Thanks for the detailed issue @hongbo-miao I added it to the platform team to implement in the future sprints.

Hesperide commented 2 months ago

Following up on this, after a few internal tests we've validated that adding the following values should resolve this issue:

  extraEnv:
    - name: POSTGRES_TLS_ENABLED
      value: "true"
    - name: POSTGRES_TLS_DISABLE_HOST_VERIFICATION
      value: "true"
    - name: SQL_TLS_ENABLED
      value: "true"
    - name: SQL_TLS_DISABLE_HOST_VERIFICATION
      value: "true"

We'll also look to resolve this so this is automatic, and you no longer need to manually inject these in the future.

hongbo-miao commented 2 months ago

Following up on this, after a few internal tests we've validated that adding the following values should resolve this issue:

  extraEnv:
    - name: POSTGRES_TLS_ENABLED
      value: "true"
    - name: POSTGRES_TLS_DISABLE_HOST_VERIFICATION
      value: "true"
    - name: SQL_TLS_ENABLED
      value: "true"
    - name: SQL_TLS_DISABLE_HOST_VERIFICATION
      value: "true"

We'll also look to resolve this so this is automatic, and you no longer need to manually inject these in the future.

Thanks @Hesperide unfortunately, this still not work for us. 🥲 I have all these 3 values set in "Experiment 3-3" above and still failed if you read closely. Has your RDS's force SSL enabled by rds.force_ssl=1? If not enabled, it will work for sure.
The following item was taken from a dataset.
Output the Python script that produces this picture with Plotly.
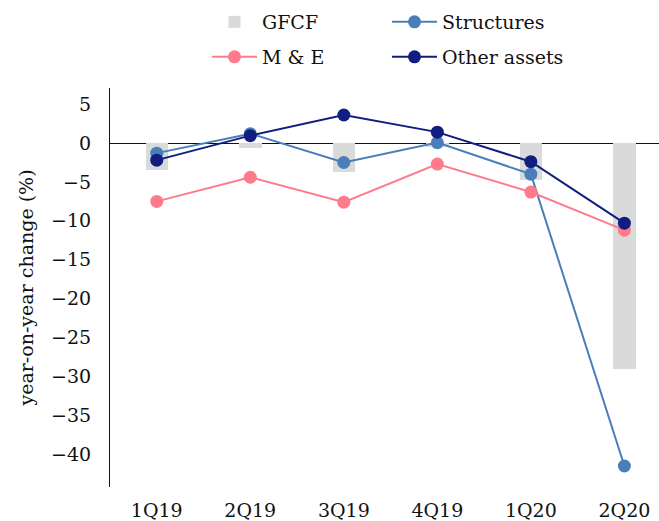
import plotly.graph_objects as go

quarters = ["1Q19", "2Q19", "3Q19", "4Q19", "1Q20", "2Q20"]
gfcf = [-3.5, -0.6, -3.7, -0.5, -4.7, -29.1]
structures = [-1.3, 1.2, -2.5, 0.05, -4.0, -41.5]
m_and_e = [-7.5, -4.4, -7.6, -2.7, -6.3, -11.2]
other_assets = [-2.2, 0.95, 3.6, 1.4, -2.4, -10.3]

y_ticks = [5, 0, -5, -10, -15, -20, -25, -30, -35, -40]
y_tick_text = [str(v).replace("-", "\u2212") for v in y_ticks]

FONT = "DejaVu Serif"
FS = 19
INK = "#111"
GREY = "#d9dada"
BLUE = "#4a7ebb"
PINK = "#ff7b8c"
NAVY = "#111e80"

fig = go.Figure()

fig.add_trace(go.Bar(
    x=quarters, y=gfcf, name="GFCF", width=0.24,
    marker=dict(color=GREY, line=dict(width=0)),
    legend="legend", showlegend=True,
))
fig.add_trace(go.Scatter(
    x=quarters, y=structures, name="Structures", mode="lines+markers",
    line=dict(color=BLUE, width=2), marker=dict(size=13, color=BLUE),
    legend="legend2",
))
fig.add_trace(go.Scatter(
    x=quarters, y=m_and_e, name="M &amp; E", mode="lines+markers",
    line=dict(color=PINK, width=2), marker=dict(size=13, color=PINK),
    legend="legend3",
))
fig.add_trace(go.Scatter(
    x=quarters, y=other_assets, name="Other assets", mode="lines+markers",
    line=dict(color=NAVY, width=2), marker=dict(size=13, color=NAVY),
    legend="legend4",
))

L, R, T, B = 110, 0, 88, 34
W, H = 659, 521
pw, ph = W - L - R, H - T - B


def px(x):
    return (x - L) / pw


def py(y):
    return (H - B - y) / ph


legend_style = dict(
    font=dict(family=FONT, size=FS, color=INK),
    bgcolor="rgba(0,0,0,0)", itemwidth=45,
    xanchor="left", yanchor="middle", orientation="v",
)

fig.update_layout(
    width=W, height=H,
    margin=dict(l=L, r=R, t=T, b=B),
    paper_bgcolor="white", plot_bgcolor="white",
    font=dict(family=FONT, size=FS, color=INK),
    showlegend=True,
    legend=dict(x=px(207), y=py(22), **legend_style),
    legend2=dict(x=px(387), y=py(22), **legend_style),
    legend3=dict(x=px(207), y=py(57), **legend_style),
    legend4=dict(x=px(387), y=py(57), **legend_style),
    bargap=0,
    xaxis=dict(
        type="category", categoryorder="array", categoryarray=quarters,
        range=[-0.5, 5.37], showline=False, showgrid=False, ticks="",
        ticklabelstandoff=10, zeroline=False,
        tickfont=dict(family=FONT, size=FS, color=INK),
    ),
    yaxis=dict(
        range=[-44.2, 7.07], tickvals=y_ticks, ticktext=y_tick_text,
        showline=True, linecolor=INK, linewidth=1.2,
        showgrid=False, ticks="", ticklabelstandoff=14,
        zeroline=True, zerolinecolor=INK, zerolinewidth=1.2,
        tickfont=dict(family=FONT, size=FS, color=INK),
        title=dict(text="year-on-year change (%)", standoff=12,
                   font=dict(family=FONT, size=FS, color=INK)),
    ),
)

fig.write_html("out.html")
I explained the reason why it may not work at https://github.com/airbytehq/airbyte/issues/39636#issuecomment-2182034537. Basically Airbyte's for temporal-sql-tool setup-schema code is out-of-date, it needs to update latest temporal-sql-tool setup-schema code which is why during provision, Termporal failed to connect to RDS.

Do you mind re-opening it? Thank you!